No entanto, apesar de a quinta ter ficado a salvo das chamas, Annabelle teme pelo impacto financeiro do abandono dos turistas. É difícil olhar com confiança para o futuro, nota, recordando que já investiu "mais de 600 mil euros" no projecto, que envolve alojamento turístico, e que, só este ano, foram "20 mil euros em publicidade". "Tínhamos trabalhado no inverno e na primavera para ter tudo pronto", frisa. O futuro da quinta, explica, depende do "futuro do turismo" nesta região de Portugal, bem como nas alterações que têm de ser feitas na floresta.

"Os eucaliptos e os pinheiros têm de ser arrancados. Eles envenenam a terra. Tem de se plantar aquilo que já foi a floresta nesta região: castanheiros, loureiros, sobreiros - árvores autóctones", defende. A única resposta "é a pressão política e limpar" os milhares de hectares ardidos de eucaliptos, para que os turistas regressem e que os próprios estrangeiros que optaram pelo interior do país não tenham "medo de viver em pequenas aldeias".

"É um momento para uma grande decisão política", afirma Annabelle de La Panouse, referindo que não está a pensar em abandonar Pedrógão Grande, que vai "tentar e lutar", mas que tudo depende das políticas que surjam.

Fátima Antunes, funcionária na Quinta das Mil Flores, realça que a quinta acaba por ser "a única coisa que está verde" na zona.
Moradora em Mó Pequena, a minutos da aldeia do Sobreiro, viu o empreendimento onde trabalha safar-se das chamas, mas o mesmo não pode dizer da sua terra.

Domingo e segunda-feira, dia 18 e 19 foram dias para tirar galinhas "ainda a arder" das capoeiras, leitões mortos, dois cães e duas porcas - que até nome tinham, conta. A casa resistiu, mas os anexos foram afectados, perdeu máquina de lavar e secar, um carro, uma "scooter" e as centenas de plantas diferentes que tinha.

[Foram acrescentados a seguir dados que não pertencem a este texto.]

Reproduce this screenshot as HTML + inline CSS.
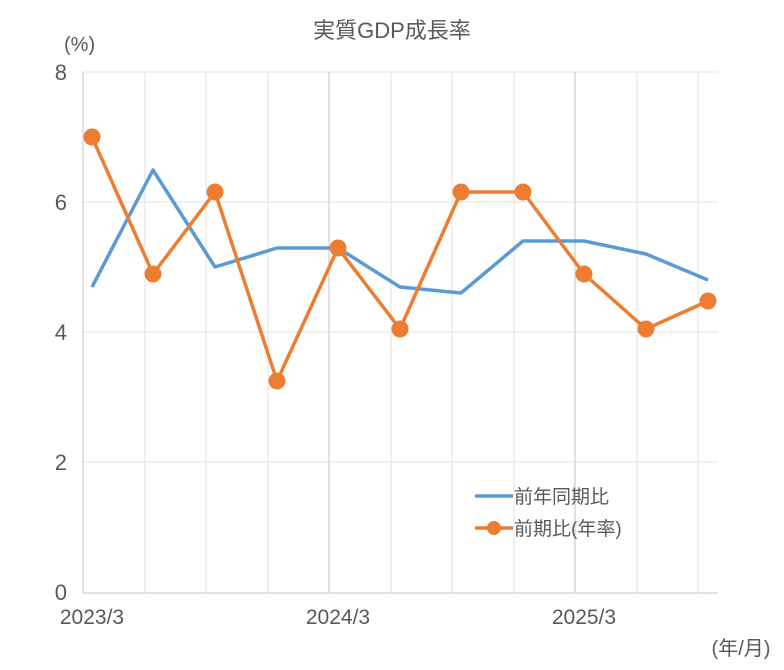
<!DOCTYPE html>
<html><head><meta charset="utf-8"><style>
body{margin:0;background:#fff}
svg text{font-family:"Liberation Sans","Noto Sans CJK JP",sans-serif;fill:#595959}
</style></head><body>
<svg width="784" height="665" xmlns="http://www.w3.org/2000/svg">
<rect width="784" height="665" fill="#fff"/>
<text x="392" y="38" font-size="22" text-anchor="middle">実質GDP成長率</text>
<text x="64" y="51" font-size="20">(%)</text>
<g stroke="#e3e3e3" stroke-width="1">
<line x1="83" y1="72" x2="718" y2="72"/><line x1="83" y1="202" x2="718" y2="202"/>
<line x1="83" y1="332" x2="718" y2="332"/><line x1="83" y1="462" x2="718" y2="462"/>
<line x1="145" y1="72" x2="145" y2="593"/><line x1="206" y1="72" x2="206" y2="593"/>
<line x1="268" y1="72" x2="268" y2="593"/><line x1="391" y1="72" x2="391" y2="593"/>
<line x1="452" y1="72" x2="452" y2="593"/><line x1="514" y1="72" x2="514" y2="593"/>
<line x1="637" y1="72" x2="637" y2="593"/><line x1="698" y1="72" x2="698" y2="593"/>
</g>
<g stroke="#d0d0d0" stroke-width="1.3">
<line x1="83" y1="72" x2="83" y2="593"/><line x1="329" y1="72" x2="329" y2="593"/>
<line x1="575" y1="72" x2="575" y2="593"/><line x1="83" y1="593" x2="718" y2="593"/>
</g>
<g font-size="22" text-anchor="end">
<text x="67" y="80">8</text><text x="67" y="210">6</text><text x="67" y="340">4</text>
<text x="67" y="470">2</text><text x="67" y="600">0</text>
</g>
<g font-size="21" text-anchor="middle">
<text x="92" y="624">2023/3</text><text x="338" y="624">2024/3</text><text x="584" y="624">2025/3</text>
</g>
<text x="741" y="655" font-size="20" text-anchor="middle">(年/月)</text>
<polyline fill="none" stroke="#5b9bd5" stroke-width="3.5" stroke-linejoin="round"
points="92,287 153,170 215,267 277,248 338,248 400,287 461,293 523,241 584,241 646,254 708,280"/>
<polyline fill="none" stroke="#ed7d31" stroke-width="3.5" stroke-linejoin="round"
points="92,137 153,274 215,192 277,381 338,248 400,329 461,192 523,192 584,274 646,329 708,301"/>
<g fill="#ed7d31">
<circle cx="92" cy="137" r="8.5"/><circle cx="153" cy="274" r="8.5"/><circle cx="215" cy="192" r="8.5"/>
<circle cx="277" cy="381" r="8.5"/><circle cx="338" cy="248" r="8.5"/><circle cx="400" cy="329" r="8.5"/>
<circle cx="461" cy="192" r="8.5"/><circle cx="523" cy="192" r="8.5"/><circle cx="584" cy="274" r="8.5"/>
<circle cx="646" cy="329" r="8.5"/><circle cx="708" cy="301" r="8.5"/>
</g>
<line x1="475" y1="496" x2="513" y2="496" stroke="#5b9bd5" stroke-width="3.5"/>
<text x="514" y="503" font-size="19">前年同期比</text>
<line x1="475" y1="528" x2="513" y2="528" stroke="#ed7d31" stroke-width="3.5"/>
<circle cx="494" cy="528" r="7" fill="#ed7d31"/>
<text x="514" y="535" font-size="19">前期比(年率)</text>
</svg>
</body></html>
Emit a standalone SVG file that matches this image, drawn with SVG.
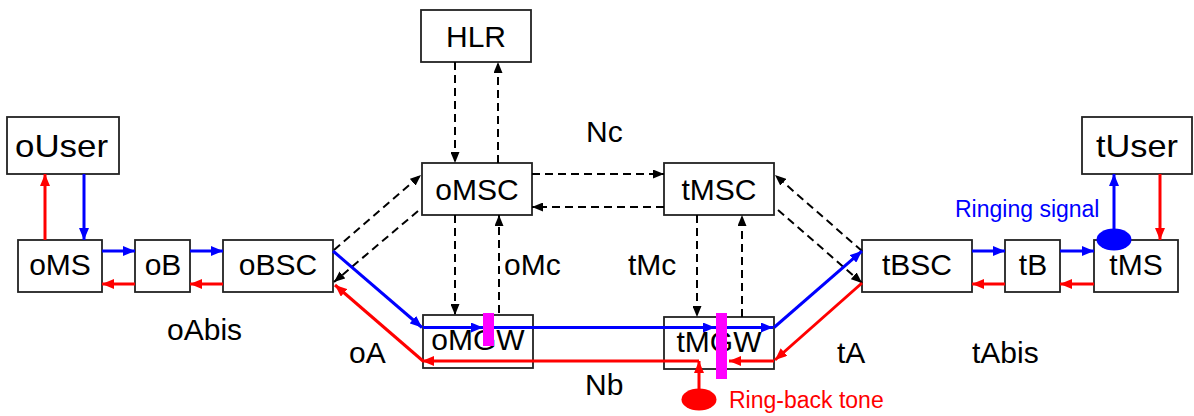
<svg xmlns="http://www.w3.org/2000/svg" width="1194" height="416" viewBox="0 0 1194 416">
<style>
.box{fill:#fff;stroke:#222;stroke-width:1.8}
.lbl{font-family:"Liberation Sans",Arial,sans-serif;font-size:30px;fill:#000}
.c{text-anchor:middle}
.blue{stroke:#00f;stroke-width:3;fill:none;marker-end:url(#ab)}
.red{stroke:#f00;stroke-width:3;fill:none;marker-end:url(#ar)}
.dash{stroke:#000;stroke-width:2;stroke-dasharray:8,5;fill:none;marker-end:url(#ak)}
.mag{fill:#f0f}
</style>
<defs>
<marker id="ab" markerUnits="userSpaceOnUse" markerWidth="12" markerHeight="10" refX="12" refY="5" orient="auto"><path d="M0,0 L12,5 L0,10 z" fill="#00f"/></marker>
<marker id="ar" markerUnits="userSpaceOnUse" markerWidth="12" markerHeight="10" refX="12" refY="5" orient="auto"><path d="M0,0 L12,5 L0,10 z" fill="#f00"/></marker>
<marker id="ak" markerUnits="userSpaceOnUse" markerWidth="11" markerHeight="9" refX="11" refY="4.5" orient="auto"><path d="M0,0 L11,4.5 L0,9 z" fill="#000"/></marker>
</defs>
<rect width="1194" height="416" fill="#fff"/>

<g id="HLR"><rect class="box" x="421" y="10" width="110" height="52"/><text class="lbl c" x="476" y="47">HLR</text></g>
<g id="oUser"><rect class="box" x="7" y="117" width="112" height="57"/><text class="lbl" x="15" y="157" style="font-size:32px" textLength="93" lengthAdjust="spacingAndGlyphs">oUser</text></g>
<g id="tUser"><rect class="box" x="1082" y="117" width="110" height="57"/><text class="lbl" x="1096" y="157" style="font-size:32px" textLength="82" lengthAdjust="spacingAndGlyphs">tUser</text></g>
<g id="oMS"><rect class="box" x="18" y="240" width="84" height="52"/><text class="lbl c" x="60" y="275">oMS</text></g>
<g id="oB"><rect class="box" x="135" y="240" width="55" height="52"/><text class="lbl c" x="163" y="275">oB</text></g>
<g id="oBSC"><rect class="box" x="223" y="240" width="110" height="52"/><text class="lbl c" x="278" y="275">oBSC</text></g>
<g id="oMSC"><rect class="box" x="422" y="163" width="110" height="52"/><text class="lbl c" x="477" y="200">oMSC</text></g>
<g id="tMSC"><rect class="box" x="664" y="163" width="110" height="52"/><text class="lbl c" x="719" y="200">tMSC</text></g>
<g id="oMGW"><rect class="box" x="423" y="315" width="110" height="53"/><text class="lbl c" x="478" y="350">oMGW</text></g>
<g id="tMGW"><rect class="box" x="664" y="317" width="110" height="52"/><text class="lbl c" x="719" y="352">tMGW</text></g>
<g id="tBSC"><rect class="box" x="862" y="240" width="110" height="52"/><text class="lbl c" x="917" y="275">tBSC</text></g>
<g id="tB"><rect class="box" x="1005" y="240" width="55" height="52"/><text class="lbl c" x="1033" y="275">tB</text></g>
<g id="tMS"><rect class="box" x="1094" y="240" width="84" height="52"/><text class="lbl c" x="1136" y="275">tMS</text></g>

<g id="labels">
<text class="lbl" x="586" y="142">Nc</text>
<text class="lbl" x="504" y="275">oMc</text>
<text class="lbl" x="628" y="275">tMc</text>
<text class="lbl" x="167" y="340">oAbis</text>
<text class="lbl" x="349" y="363">oA</text>
<text class="lbl" x="837" y="363">tA</text>
<text class="lbl" x="972" y="363">tAbis</text>
<text class="lbl" x="585" y="395">Nb</text>
<text class="lbl" x="955" y="217" style="font-size:23px;fill:#00f">Ringing signal</text>
<text class="lbl" x="729" y="408" style="font-size:23px;fill:#f00">Ring-back tone</text>
</g>

<g id="connectors">
<path class="dash" d="M455,62 L455,163"/>
<path class="dash" d="M498,163 L498,62"/>
<path class="dash" d="M455,215 L455,315"/>
<path class="dash" d="M499,313 L499,215"/>
<path class="dash" d="M697,215 L697,317"/>
<path class="dash" d="M742,317 L742,215"/>
<path class="dash" d="M532,174 L664,174"/>
<path class="dash" d="M664,207 L532,207"/>
<path class="dash" d="M334,250 L421,175"/>
<path class="dash" d="M418,211 L334,282"/>
<path class="dash" d="M862,251 L775,175"/>
<path class="dash" d="M778,210 L862,283"/>
<path class="red" d="M45,240 L45,174"/>
<path class="blue" d="M84,174 L84,240"/>
<path class="blue" d="M102,251 L135,251"/>
<path class="red" d="M135,284 L102,284"/>
<path class="blue" d="M190,251 L223,251"/>
<path class="red" d="M223,284 L190,284"/>
<path class="blue" d="M972,251 L1005,251"/>
<path class="red" d="M1005,284 L972,284"/>
<path class="blue" d="M1060,251 L1094,251"/>
<path class="red" d="M1094,284 L1060,284"/>
<path class="blue" d="M1114,238 L1114,174"/>
<path class="red" d="M1160,174 L1160,240"/>
<path class="blue" d="M333,251 L422,327.5"/>
<path class="blue" d="M423,327.5 L483,327.5"/>
<path class="blue" d="M483,327.5 L715,327.5"/>
<path class="blue" d="M715,327.5 L773,327.5"/>
<path class="blue" d="M774,327.5 L862,251"/>
<path class="red" d="M862,283 L775,360"/>
<path class="red" d="M774,361 L729,361"/>
<path class="red" d="M699,390 L699,361"/>
<path class="red" d="M699,361 L422,361"/>
<path class="red" d="M423,361 L335,285"/>
</g>

<g id="switch-points">
<rect class="mag" x="483" y="313" width="11" height="33"/>
<rect class="mag" x="716" y="313" width="11" height="66"/>
<ellipse cx="1114" cy="239.5" rx="17.5" ry="11" fill="#00f"/>
<ellipse cx="699" cy="399.5" rx="17.5" ry="11" fill="#f00"/>
</g>
</svg>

"Dantes, era planta por todo o lado. Agora, é castanho por todo o lado. Trabalho na Quinta das Mil Flores. Aqui não teria tanto, mas tinha muitas. Era a minha paixão: não comprava sapatos para comprar plantas", desabafa Fátima Antunes, que, quando chegou à sua casa, na manhã de domingo, a angústia, para lá dos animais mortos, foi ver "um bocadinho de verde" na sua propriedade, no meio das cinzas. "No meio da destruição, ficar ali um bocadinho de verde, já não valia a pena estar lá", diz.

Tinha fruta para todo o ano, das diferentes épocas, de cerejas a dióspiros, passando pelas laranjas ou amoras, com as quais fazia licores e doces, "miminhos" para dar a quem passava. Agora, não terá mimos desses para dar, com as árvores queimadas ou secas pelo calor das chamas que circundaram as traseiras da sua casa.

"Pode ser que a natureza nos surpreenda e algumas das árvores, sem as folhas secas, tenham a força dos donos e vão também tentar desabrochar. Nem tudo está perdido", sublinha.